Il suo nuovo film t'inghiotte, denso di emozioni dalle quali
emergi a fatica. E hai bisogno, una volta fuori, di andartene in silenzio per
lasciare che l’ingorgo si disciolga lento e il groviglio delle inquietudini si
stemperi.
La trama è esile e racconta di Louis, un giovane scrittore che
dopo 12 anni di distacco torna a casa per cercare di comunicare ai suoi –
mamma, sorella, fratello, cognata – che sta per morire.
Louis aveva scelto di allontanarsi da casa (e da tutti loro)

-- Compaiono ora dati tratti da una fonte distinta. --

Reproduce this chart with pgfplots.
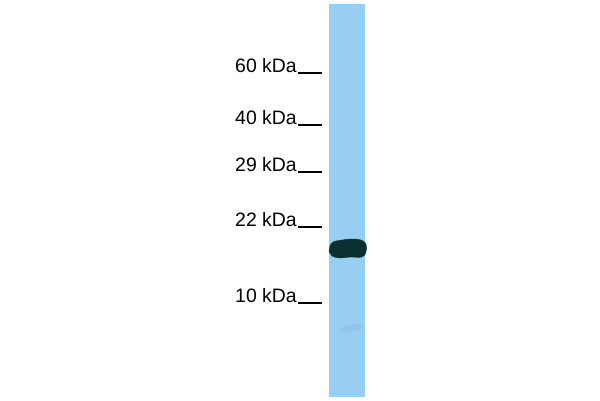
\documentclass[border=0pt]{standalone}
\usepackage{fontspec}
\setmainfont{Liberation Sans}
\usepackage{pgfplots}
\pgfplotsset{compat=1.18}
\definecolor{lane}{RGB}{152,206,241}
\definecolor{band}{RGB}{12,48,50}

\begin{document}
\begin{tikzpicture}
\begin{axis}[
    width=600bp, height=400bp,
    scale only axis,
    xmin=0, xmax=600,
    ymin=0, ymax=400,
    y dir=reverse,
    hide axis,
    clip=false,
]
% white page
\addplot[fill=white, draw=none] coordinates {(0,0) (600,0) (600,400) (0,400)} -- cycle;
% lane
\addplot[fill=lane, draw=none] coordinates {(329,4) (365,4) (365,397) (329,397)} -- cycle;
% faint lower smear
\addplot[fill=lane!80!black, draw=none, opacity=0.15, smooth] coordinates {
    (338,329) (348,325) (360,324) (362,328) (350,332) (340,333)} -- cycle;
% main band
\addplot[fill=band, draw=band, smooth, tension=0.6] coordinates {
    (330,246) (333,242) (342,240) (352,239) (361,240) (366,244) (366,252)
    (362,257) (350,257) (340,258) (332,256) (329,251)} -- cycle;
% marker dashes
\addplot[black, line width=1.2pt, forget plot] coordinates {(298,73) (322,73)};
\addplot[black, line width=1.2pt, forget plot] coordinates {(298,125) (322,125)};
\addplot[black, line width=1.2pt, forget plot] coordinates {(298,172) (322,172)};
\addplot[black, line width=1.2pt, forget plot] coordinates {(298,227) (322,227)};
\addplot[black, line width=1.2pt, forget plot] coordinates {(298,303) (322,303)};
% marker labels
\node[anchor=base east, inner sep=0pt, font=\fontsize{19.5}{21}\selectfont] at (axis cs:297,72) {60 kDa};
\node[anchor=base east, inner sep=0pt, font=\fontsize{19.5}{21}\selectfont] at (axis cs:297,124) {40 kDa};
\node[anchor=base east, inner sep=0pt, font=\fontsize{19.5}{21}\selectfont] at (axis cs:297,171) {29 kDa};
\node[anchor=base east, inner sep=0pt, font=\fontsize{19.5}{21}\selectfont] at (axis cs:297,226) {22 kDa};
\node[anchor=base east, inner sep=0pt, font=\fontsize{19.5}{21}\selectfont] at (axis cs:297,302) {10 kDa};
\end{axis}
\end{tikzpicture}
\end{document}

forse solo per vivere liberamente la sua omosessualità, per tuffarsi in una
quotidianità “altra” sciolta dai legami col passato (quello dell’infanzia
radiosa e quello della torbida adolescenza); convinto, a ragione, che le scelte
difficili hanno bisogno di tagli drastici; e che il dispatrio – direbbe
Meneghello – è la cosa più importante della vita adulta perché non fa perdere il
filo della propria identità, ma costringe a cominciare una nuova vita.
Ma tornare non è semplice, e non è facile affrontare
l’improrogabile discorso, chiudere un cerchio e ristabilire un equilibrio
compromesso. I dodici anni di assenza sono diventati un macigno.

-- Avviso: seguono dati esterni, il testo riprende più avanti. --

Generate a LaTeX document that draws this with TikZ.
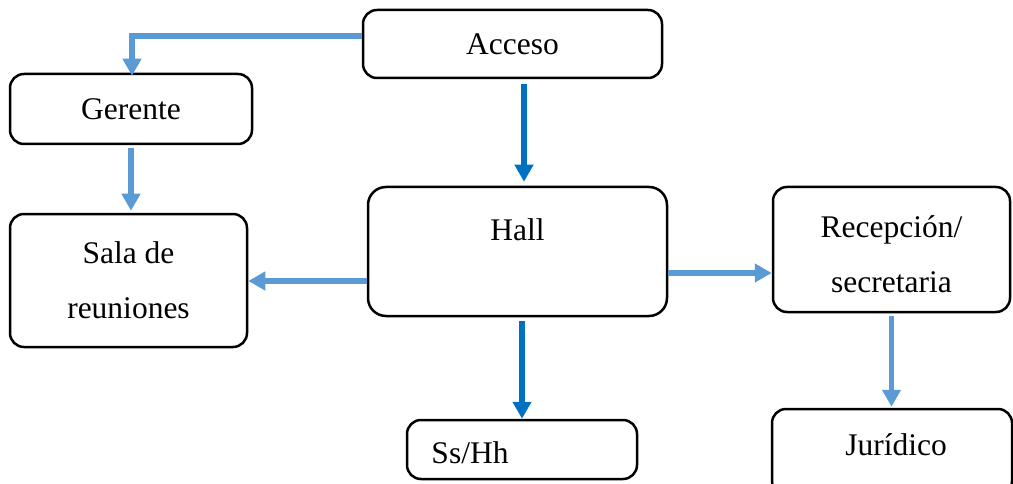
\documentclass[tikz,border=0pt]{standalone}
\usepackage{fontspec}
\setmainfont{Liberation Serif}
\usetikzlibrary{arrows.meta}
\definecolor{lblue}{HTML}{5B9BD5}
\definecolor{dblue}{HTML}{0070C0}
\begin{document}
\begin{tikzpicture}[x=1pt,y=1pt,
 box/.style={draw=black,line width=2.5pt,rounded corners=14pt,inner sep=0pt,align=center,font=\fontsize{31.5}{55}\selectfont},
 txt/.style={inner sep=0pt,align=center,font=\fontsize{31.5}{55}\selectfont},
 larr/.style={draw=lblue,line width=5.5pt,-{Triangle[length=17pt,width=18pt]}},
 darr/.style={draw=dblue,line width=5.5pt,-{Triangle[length=17pt,width=18pt]}}]
\useasboundingbox (0,0) rectangle (1013,483);
\node[box,minimum width=299pt,minimum height=68pt] (acc) at (512.5,439) {Acceso};
\node[box,minimum width=242pt,minimum height=70pt] (ger) at (131,374) {Gerente};
\node[box,minimum width=237pt,minimum height=133pt] (sala) at (128.5,202.5) {Sala de\\reuniones};
\node[box,rounded corners=18pt,minimum width=299pt,minimum height=129pt] (hall) at (517.5,231.5) {};
\node[box,minimum width=237pt,minimum height=125pt] (rec) at (891.5,233.5) {};
\node[box,minimum width=230pt,minimum height=59pt] (ss) at (522,33.5) {};
\node[box,minimum width=240pt,minimum height=86pt] (jur) at (892,31) {};
\node[txt] (hallT) at ([yshift=-44pt]hall.north) {Hall};
\node[txt] (recT) at ([yshift=-4.5pt]rec.center) {Recepción/\\secretaria};
\node[txt] (ssT) at ([xshift=-52pt,yshift=-3.5pt]ss.center) {Ss/Hh};
\node[txt] (jurT) at ([xshift=4pt,yshift=7pt]jur.center) {Jurídico};
\draw[larr] ([yshift=8pt]acc.west) -| ([xshift=1pt,yshift=-3pt]ger.north);
\draw[darr] ([xshift=11.5pt,yshift=-5pt]acc.south) -- ([xshift=6.5pt,yshift=4pt]hall.north);
\draw[larr] ([yshift=-3pt]ger.south) -- ([yshift=2pt]ger.south |- sala.north);
\draw[larr] ([yshift=-29.5pt]hall.west) -- ([yshift=-29.5pt]hall.west -| sala.east);
\draw[larr] ([yshift=-21.5pt]hall.east) -- ([yshift=-21.5pt]hall.east -| rec.west);
\draw[darr] ([yshift=-4pt]hall.south -| ss.north) -- (ss.north);
\draw[larr] ([yshift=-3pt]rec.south) -- ([yshift=1pt]rec.south |- jur.north);
\end{tikzpicture}
\end{document}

Louis ha riluttanze insormontabili. Gli altri, che non hanno
mai accettato la sua fuga (e tanto meno le ragioni che l’hanno determinata),
non sanno far altro che fingere un’assurda normalità. E al suo arrivo assalgono
il frastornato figliol prodigo con tutti i loro scompensi affettivi: la sorella
più giovane (Léa Seydoux) lo sommerge
con ammirata curiosità e appassionate attenzioni; la madre (Nathalie Baye) gli manda cauti segnali
di premura e comprensione; il fratello (Vincent
Cassel) cerca l’antico cameratismo fraterno con brusca acrimonia maschile,
controbilanciata dall’ansiosa affettuosità della cognata (la splendida Marion Cotillard).
Louis deve trovare il modo di bypassare l’ostacolo. È venuto
per parlare e deve farlo. Deve assolutamente dire quel che ha dentro prima che il
tempo scada.
Gli altri invece, più o meno inconsapevolmente, cercano il
modo per fermarlo, come a volersi difendersi da lui: forse perché, ormai
abituati a galleggiare sull’inautenticità, non vogliono essere fagocitati dalla
realtà per trovarsi di nuovo sospesi nel vuoto o sbilanciati dopo aver
guadagnato un loro difficile equilibrio. E per salvarsi da Louis parlano,
esasperatamente loquaci, chiacchierano fino a renderlo afasico: riempiono i
tempi di reminiscenze e recriminazioni, brindisi e gelosie, abbracci e
risentimenti, confidenze e tensioni, baci e lacrime, sopraffazioni e
frustrazioni. Psicodrammi da kammerspiel, insomma, tipo Carnage di Polanski.
Mentre il protagonista tace, annuisce remissivo, qualche
volta bisbiglia (e i suoi pensieri li sentiamo sussurrati dalla voce
fuoricampo).
Siamo di fronte ad un paradosso (frequente anche nella vita)
per cui l’ipertrofia delle chiacchiere provoca l’atrofia della comunicazione e
il vaniloquio nasconde/rivela l’incapacità di relazionarsi.
Se è vero che le rare parole sincere aprono l’anima, il
diluvio di quelle insincere la avvolge; la logorrea è riluttanza al dialogo; le
chiacchiere vacue sono la maschera più vigliacca ed efficace dietro cui si
nasconde chi non ha più nulla da dire.
In mezzo a questa bufera delle futilità, però, la verità
mostruosa preme come il magma sotterraneo: lo si intuisce dalle sbirciate
smarrite e angosciate della sorella, dagli occhi morbidamente amorevoli della
cognata, dai silenzi schivi e avvolgenti della madre, dalle sfuriate terribili,
isteriche, del fratello. Dove le parole non affiorano, insomma, avanzano
controcorrente gli sguardi.
Per questo Dolan gira tutto in interni e insiste
ossessivamente coi primi piani che catturano l’anima e ne rivelano la
solitudine (l’unica scena in esterna, quella del tragitto in macchina dei due
fratelli, è la più angosciante e claustrofobica di tutto il film).
Louis, arrivato per preannunciare la morte e chiudere una
partita rimasta aperta, resta avviluppato nella angoscia che lo ha condotto lì.
E impara che non serve voltarsi indietro, come Orfeo, o
cercare il tempo perduto.
All’inizio del film, la sequenza degli sguardi fra Louis e
la cognata seduti sul divano, mentre tutti nella stanza parlano, è una delle
più struggenti scene di tenerezza mai rappresentate.